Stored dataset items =
+ + + +

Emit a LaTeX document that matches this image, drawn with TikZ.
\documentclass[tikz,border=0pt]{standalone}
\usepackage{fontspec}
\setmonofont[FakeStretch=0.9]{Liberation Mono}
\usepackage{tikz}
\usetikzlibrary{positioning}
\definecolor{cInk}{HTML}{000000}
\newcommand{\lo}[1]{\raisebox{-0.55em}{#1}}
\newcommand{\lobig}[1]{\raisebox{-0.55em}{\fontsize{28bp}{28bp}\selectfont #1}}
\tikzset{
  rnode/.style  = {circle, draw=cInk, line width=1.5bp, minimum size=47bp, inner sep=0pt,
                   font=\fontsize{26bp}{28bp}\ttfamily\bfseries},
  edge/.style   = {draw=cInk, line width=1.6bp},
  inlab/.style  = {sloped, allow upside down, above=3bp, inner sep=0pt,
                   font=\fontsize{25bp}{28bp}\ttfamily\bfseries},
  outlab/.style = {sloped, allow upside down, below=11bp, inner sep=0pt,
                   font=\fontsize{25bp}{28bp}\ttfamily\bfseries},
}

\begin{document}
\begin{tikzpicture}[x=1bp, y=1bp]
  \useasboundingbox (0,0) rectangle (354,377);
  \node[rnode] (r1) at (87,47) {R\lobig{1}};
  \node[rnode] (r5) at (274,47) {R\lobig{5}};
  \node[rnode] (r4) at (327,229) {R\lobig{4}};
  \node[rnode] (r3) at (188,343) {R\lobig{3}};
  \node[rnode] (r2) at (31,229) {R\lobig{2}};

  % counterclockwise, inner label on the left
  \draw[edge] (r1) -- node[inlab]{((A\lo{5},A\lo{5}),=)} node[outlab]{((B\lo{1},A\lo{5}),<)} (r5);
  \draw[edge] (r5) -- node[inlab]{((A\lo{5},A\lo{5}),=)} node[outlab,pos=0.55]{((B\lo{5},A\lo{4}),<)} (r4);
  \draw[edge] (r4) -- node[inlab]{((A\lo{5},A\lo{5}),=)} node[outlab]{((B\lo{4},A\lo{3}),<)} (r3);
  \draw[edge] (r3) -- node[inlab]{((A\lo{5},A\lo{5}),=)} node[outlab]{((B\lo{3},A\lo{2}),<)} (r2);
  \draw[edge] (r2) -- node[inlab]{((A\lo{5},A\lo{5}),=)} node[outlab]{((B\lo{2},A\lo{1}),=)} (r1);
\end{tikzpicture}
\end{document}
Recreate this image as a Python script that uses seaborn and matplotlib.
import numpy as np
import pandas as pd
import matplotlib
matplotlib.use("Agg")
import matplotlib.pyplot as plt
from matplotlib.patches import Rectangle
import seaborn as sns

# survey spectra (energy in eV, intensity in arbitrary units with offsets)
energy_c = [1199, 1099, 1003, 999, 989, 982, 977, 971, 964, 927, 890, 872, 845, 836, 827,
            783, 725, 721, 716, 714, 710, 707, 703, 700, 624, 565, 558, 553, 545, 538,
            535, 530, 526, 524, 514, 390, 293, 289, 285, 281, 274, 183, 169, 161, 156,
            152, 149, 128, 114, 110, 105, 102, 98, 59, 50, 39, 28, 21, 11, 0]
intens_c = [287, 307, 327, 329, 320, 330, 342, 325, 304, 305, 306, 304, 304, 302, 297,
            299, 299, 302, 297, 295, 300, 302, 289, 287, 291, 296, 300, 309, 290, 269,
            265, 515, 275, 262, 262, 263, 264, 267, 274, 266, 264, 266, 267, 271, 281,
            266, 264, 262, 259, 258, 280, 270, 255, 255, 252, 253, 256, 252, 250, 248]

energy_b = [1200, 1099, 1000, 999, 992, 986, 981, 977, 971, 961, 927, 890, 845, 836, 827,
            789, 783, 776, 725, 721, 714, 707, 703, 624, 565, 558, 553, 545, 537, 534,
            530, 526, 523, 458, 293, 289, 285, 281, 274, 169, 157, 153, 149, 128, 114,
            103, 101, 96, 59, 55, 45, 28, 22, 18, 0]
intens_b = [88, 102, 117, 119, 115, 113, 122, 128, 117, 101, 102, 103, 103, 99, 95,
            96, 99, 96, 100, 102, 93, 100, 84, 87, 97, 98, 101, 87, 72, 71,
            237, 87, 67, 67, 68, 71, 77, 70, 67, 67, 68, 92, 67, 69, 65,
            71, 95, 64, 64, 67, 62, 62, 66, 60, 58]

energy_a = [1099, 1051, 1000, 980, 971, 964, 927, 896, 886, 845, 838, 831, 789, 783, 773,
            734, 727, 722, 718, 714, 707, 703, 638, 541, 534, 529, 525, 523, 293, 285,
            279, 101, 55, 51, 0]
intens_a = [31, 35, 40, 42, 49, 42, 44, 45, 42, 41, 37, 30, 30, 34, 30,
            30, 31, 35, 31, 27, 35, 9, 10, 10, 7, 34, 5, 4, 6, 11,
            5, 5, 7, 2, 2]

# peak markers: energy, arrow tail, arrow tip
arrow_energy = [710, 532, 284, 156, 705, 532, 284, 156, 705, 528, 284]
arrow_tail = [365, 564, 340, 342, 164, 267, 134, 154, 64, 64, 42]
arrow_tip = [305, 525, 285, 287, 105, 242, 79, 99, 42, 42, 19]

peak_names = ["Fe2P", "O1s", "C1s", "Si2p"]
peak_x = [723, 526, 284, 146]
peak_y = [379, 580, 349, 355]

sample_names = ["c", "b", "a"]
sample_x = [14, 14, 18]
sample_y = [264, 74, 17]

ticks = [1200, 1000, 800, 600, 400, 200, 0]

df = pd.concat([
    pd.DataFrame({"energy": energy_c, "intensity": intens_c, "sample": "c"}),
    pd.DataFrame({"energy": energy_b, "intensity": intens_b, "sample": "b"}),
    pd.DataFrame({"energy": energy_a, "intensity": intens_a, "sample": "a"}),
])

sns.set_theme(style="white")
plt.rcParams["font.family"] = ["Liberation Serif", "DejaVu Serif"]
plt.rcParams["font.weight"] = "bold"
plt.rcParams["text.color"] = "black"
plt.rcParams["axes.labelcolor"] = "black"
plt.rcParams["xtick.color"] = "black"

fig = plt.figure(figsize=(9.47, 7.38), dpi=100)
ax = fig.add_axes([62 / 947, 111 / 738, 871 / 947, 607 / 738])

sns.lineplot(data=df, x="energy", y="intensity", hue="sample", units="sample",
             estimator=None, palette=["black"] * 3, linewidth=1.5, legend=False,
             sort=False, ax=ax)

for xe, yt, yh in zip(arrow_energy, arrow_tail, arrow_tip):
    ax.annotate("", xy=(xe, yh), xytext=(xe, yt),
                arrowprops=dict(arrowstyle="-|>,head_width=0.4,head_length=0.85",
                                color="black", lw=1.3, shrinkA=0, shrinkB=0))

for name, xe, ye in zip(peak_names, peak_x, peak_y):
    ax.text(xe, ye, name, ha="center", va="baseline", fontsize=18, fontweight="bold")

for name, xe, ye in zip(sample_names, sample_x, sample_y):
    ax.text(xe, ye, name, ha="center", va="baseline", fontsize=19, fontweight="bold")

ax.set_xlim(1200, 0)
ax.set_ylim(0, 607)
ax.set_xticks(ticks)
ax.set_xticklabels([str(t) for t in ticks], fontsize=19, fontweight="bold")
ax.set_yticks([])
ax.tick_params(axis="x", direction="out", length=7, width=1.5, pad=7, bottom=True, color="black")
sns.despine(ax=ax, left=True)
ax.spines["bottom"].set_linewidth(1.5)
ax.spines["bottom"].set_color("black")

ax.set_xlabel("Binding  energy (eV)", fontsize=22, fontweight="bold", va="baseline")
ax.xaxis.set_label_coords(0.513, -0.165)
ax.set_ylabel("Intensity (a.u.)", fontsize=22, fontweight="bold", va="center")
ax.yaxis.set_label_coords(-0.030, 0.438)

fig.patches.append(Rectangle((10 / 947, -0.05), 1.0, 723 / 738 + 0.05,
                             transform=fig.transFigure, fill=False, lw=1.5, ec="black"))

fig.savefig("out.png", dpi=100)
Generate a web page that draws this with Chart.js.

+ + + +

Exercise brief =
Return exactly the lines from the line that has "Recreate this image" to the line that has "import seaborn as sns", both of them included.

Task solution =
Recreate this image as a Python script that uses seaborn and matplotlib.
import numpy as np
import pandas as pd
import matplotlib
matplotlib.use("Agg")
import matplotlib.pyplot as plt
from matplotlib.patches import Rectangle
import seaborn as sns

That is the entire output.